Raw records:
START

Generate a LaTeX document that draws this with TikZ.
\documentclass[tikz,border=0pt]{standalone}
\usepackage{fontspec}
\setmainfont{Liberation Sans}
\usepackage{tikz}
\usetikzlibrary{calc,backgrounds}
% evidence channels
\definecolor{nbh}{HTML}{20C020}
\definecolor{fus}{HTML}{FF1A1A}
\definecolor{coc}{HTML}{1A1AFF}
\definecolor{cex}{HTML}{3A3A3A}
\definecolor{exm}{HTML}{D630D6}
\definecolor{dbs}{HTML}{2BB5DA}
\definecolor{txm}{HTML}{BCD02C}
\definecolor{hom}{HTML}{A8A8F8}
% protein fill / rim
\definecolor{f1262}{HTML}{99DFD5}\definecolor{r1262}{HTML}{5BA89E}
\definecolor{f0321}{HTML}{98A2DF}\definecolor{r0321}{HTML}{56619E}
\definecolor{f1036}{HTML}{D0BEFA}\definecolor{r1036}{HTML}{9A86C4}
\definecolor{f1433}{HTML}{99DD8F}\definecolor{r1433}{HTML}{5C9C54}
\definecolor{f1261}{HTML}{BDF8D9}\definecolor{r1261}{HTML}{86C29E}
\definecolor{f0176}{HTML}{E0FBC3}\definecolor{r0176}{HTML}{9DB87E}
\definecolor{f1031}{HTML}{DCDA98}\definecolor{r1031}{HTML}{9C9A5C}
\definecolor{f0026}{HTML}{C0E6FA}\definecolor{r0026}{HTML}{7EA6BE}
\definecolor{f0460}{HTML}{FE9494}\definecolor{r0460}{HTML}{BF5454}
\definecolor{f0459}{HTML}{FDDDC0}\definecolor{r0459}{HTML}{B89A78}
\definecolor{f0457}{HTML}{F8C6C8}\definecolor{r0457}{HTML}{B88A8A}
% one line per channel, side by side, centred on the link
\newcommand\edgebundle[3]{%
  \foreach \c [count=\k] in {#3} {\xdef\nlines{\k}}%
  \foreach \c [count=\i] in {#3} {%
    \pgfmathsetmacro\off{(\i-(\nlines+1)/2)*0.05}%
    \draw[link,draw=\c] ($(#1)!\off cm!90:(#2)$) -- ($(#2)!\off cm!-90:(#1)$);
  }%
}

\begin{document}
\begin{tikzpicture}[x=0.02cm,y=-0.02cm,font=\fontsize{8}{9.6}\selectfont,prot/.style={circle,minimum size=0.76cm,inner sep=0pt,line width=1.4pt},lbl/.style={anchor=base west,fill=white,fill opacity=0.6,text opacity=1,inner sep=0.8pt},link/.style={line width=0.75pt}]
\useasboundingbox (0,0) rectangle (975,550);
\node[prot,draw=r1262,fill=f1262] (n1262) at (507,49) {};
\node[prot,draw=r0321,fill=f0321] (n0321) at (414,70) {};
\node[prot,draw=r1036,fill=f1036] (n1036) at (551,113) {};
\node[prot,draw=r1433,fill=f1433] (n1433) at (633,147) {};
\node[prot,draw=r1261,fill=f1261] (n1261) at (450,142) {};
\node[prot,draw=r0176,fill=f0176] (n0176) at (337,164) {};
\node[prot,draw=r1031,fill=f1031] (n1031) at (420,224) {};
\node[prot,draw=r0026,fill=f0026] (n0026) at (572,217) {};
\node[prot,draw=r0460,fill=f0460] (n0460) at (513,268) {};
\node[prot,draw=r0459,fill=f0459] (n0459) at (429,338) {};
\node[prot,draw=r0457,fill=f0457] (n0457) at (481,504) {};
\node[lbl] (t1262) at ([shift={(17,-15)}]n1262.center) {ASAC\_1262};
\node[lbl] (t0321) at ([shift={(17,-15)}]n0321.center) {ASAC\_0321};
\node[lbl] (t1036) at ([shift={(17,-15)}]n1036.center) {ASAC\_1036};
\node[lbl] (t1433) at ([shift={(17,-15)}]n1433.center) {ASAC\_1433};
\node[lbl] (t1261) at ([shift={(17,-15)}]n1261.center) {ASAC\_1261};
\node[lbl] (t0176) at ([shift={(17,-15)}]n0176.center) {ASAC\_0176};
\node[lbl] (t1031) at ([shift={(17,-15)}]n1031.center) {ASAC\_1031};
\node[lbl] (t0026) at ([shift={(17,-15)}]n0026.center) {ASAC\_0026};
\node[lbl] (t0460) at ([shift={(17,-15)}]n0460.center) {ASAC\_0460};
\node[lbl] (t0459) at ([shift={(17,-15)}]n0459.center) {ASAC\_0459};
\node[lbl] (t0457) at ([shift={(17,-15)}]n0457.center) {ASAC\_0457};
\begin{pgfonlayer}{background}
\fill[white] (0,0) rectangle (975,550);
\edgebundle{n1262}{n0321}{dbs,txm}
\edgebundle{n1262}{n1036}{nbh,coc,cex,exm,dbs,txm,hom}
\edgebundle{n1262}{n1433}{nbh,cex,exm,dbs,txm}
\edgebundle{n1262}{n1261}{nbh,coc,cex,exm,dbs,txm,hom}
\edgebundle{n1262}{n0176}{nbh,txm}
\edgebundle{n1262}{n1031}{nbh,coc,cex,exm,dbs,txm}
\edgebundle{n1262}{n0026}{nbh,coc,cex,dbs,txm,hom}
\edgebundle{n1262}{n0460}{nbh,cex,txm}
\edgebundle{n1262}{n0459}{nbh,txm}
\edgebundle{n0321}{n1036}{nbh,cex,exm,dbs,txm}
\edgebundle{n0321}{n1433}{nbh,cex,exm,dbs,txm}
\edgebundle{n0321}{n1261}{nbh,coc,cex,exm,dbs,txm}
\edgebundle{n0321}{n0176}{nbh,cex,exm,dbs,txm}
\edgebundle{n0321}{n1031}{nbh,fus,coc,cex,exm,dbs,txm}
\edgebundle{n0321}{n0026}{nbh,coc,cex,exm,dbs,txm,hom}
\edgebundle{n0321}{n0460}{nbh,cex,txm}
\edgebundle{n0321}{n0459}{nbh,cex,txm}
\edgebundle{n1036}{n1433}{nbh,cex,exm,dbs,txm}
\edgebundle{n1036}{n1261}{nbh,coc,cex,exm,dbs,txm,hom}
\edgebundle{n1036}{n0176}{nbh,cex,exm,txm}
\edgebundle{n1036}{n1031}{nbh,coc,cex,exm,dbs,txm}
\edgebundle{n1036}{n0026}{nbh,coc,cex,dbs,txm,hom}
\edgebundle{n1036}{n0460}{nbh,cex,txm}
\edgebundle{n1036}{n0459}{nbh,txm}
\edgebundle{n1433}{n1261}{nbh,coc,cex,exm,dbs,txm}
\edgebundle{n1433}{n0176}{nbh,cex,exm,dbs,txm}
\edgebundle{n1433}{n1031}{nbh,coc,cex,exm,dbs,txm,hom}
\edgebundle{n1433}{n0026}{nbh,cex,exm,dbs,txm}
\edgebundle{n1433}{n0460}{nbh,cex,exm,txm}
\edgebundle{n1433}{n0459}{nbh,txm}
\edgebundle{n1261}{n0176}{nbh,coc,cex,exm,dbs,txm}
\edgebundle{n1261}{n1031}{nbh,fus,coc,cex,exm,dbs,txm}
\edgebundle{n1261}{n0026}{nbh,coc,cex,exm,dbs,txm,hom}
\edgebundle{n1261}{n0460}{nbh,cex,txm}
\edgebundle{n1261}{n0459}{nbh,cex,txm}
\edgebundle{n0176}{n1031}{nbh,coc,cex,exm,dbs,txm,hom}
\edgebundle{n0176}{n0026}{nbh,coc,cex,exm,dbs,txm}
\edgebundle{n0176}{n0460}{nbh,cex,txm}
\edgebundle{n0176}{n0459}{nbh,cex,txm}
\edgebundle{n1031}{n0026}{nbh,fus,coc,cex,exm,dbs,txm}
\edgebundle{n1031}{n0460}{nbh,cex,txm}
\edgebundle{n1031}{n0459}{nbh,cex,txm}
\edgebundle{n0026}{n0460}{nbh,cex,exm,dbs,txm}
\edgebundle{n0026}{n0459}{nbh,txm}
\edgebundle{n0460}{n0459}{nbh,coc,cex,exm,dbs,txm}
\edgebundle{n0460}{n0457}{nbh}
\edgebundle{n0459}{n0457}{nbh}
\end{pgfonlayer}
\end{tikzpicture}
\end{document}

END
START

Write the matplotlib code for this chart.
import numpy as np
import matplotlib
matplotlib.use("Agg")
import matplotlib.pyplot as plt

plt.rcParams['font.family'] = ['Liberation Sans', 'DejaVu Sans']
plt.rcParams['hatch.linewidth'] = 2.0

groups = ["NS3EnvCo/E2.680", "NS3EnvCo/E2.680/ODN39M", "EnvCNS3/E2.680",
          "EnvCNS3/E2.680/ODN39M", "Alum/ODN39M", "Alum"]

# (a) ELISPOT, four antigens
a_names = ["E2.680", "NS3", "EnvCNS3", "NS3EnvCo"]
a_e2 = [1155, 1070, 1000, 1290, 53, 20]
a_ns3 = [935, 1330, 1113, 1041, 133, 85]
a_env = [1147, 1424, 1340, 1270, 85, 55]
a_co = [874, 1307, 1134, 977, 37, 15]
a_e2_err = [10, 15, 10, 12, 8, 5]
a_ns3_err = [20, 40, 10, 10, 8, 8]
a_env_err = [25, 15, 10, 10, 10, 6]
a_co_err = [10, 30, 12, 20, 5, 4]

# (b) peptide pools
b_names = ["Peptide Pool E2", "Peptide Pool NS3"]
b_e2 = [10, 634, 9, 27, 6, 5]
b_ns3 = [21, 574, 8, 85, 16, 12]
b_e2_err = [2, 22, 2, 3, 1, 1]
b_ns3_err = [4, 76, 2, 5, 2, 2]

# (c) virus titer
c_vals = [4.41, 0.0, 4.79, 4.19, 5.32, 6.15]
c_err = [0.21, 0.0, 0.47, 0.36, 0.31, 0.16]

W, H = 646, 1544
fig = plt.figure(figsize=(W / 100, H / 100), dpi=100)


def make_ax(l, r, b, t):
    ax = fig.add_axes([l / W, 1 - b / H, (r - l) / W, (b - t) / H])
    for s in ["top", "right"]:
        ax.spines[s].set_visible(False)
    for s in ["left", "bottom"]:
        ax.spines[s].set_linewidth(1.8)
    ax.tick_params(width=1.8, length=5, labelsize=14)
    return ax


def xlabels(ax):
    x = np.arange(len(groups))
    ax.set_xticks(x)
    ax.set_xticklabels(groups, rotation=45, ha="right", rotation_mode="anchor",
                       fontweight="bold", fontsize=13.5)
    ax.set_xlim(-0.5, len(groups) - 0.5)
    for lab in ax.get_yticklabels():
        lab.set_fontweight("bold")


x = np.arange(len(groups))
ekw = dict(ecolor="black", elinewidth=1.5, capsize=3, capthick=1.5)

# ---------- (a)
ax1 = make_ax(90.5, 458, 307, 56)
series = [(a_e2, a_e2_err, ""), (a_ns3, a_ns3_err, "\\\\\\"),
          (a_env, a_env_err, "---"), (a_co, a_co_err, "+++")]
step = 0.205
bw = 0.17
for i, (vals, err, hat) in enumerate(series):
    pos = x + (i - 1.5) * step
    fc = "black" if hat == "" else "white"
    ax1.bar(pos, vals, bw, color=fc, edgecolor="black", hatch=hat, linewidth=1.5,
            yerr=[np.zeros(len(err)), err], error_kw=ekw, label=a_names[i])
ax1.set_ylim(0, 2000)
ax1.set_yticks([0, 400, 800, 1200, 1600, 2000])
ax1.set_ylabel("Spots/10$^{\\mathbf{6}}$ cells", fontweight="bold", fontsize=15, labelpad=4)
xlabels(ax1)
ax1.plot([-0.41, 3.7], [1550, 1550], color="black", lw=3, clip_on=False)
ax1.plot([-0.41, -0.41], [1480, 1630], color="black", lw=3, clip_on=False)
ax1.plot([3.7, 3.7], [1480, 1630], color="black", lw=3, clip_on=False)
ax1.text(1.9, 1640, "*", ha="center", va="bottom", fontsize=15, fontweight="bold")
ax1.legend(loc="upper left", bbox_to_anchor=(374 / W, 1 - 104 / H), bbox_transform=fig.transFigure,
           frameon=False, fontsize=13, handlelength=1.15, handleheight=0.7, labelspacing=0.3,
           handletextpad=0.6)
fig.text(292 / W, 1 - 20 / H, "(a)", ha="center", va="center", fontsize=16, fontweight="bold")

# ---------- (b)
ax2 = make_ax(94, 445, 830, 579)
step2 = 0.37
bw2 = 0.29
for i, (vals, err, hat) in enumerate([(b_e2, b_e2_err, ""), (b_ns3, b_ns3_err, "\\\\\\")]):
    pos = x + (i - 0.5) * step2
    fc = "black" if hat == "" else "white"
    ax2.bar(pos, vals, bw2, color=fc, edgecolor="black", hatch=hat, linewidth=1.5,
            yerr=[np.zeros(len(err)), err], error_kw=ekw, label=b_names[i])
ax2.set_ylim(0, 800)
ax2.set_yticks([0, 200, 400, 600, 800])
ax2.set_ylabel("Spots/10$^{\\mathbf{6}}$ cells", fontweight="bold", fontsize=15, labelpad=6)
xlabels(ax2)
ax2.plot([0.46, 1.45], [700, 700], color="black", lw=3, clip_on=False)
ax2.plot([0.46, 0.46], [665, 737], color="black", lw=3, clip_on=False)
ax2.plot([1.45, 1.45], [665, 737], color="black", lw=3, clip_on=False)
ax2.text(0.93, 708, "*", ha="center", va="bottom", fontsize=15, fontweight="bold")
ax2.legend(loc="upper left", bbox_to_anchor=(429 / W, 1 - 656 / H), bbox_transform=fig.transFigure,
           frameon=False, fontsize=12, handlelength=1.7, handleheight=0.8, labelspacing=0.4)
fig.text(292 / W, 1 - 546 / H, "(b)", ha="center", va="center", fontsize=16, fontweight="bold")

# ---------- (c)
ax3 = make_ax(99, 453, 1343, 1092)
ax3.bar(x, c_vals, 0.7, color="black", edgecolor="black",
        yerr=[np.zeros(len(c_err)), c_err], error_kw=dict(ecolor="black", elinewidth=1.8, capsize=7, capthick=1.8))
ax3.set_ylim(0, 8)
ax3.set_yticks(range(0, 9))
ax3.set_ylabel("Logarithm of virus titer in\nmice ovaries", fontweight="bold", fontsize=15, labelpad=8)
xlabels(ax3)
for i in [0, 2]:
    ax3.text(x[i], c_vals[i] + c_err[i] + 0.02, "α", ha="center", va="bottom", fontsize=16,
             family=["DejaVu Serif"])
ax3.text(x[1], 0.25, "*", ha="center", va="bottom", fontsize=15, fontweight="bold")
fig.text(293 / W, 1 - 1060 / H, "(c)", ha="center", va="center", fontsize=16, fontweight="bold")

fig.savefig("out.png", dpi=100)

END
START

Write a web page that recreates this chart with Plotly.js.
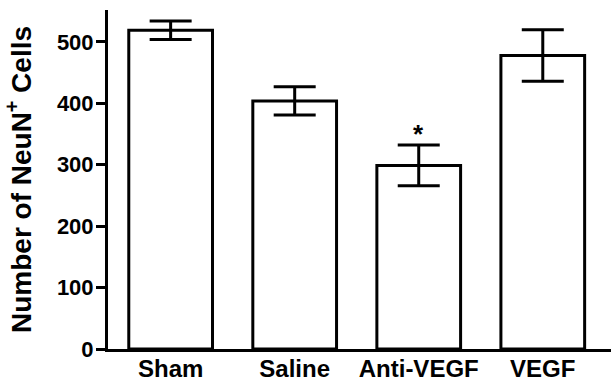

END

The exercise: Among the lines above, find the one with "Write the matplotlib code for this chart." and the one with "plt.rcParams['hatch.linewidth'] = 2.0". Quote both and everything between them, exactly.

Exercise solution:
Write the matplotlib code for this chart.
import numpy as np
import matplotlib
matplotlib.use("Agg")
import matplotlib.pyplot as plt

plt.rcParams['font.family'] = ['Liberation Sans', 'DejaVu Sans']
plt.rcParams['hatch.linewidth'] = 2.0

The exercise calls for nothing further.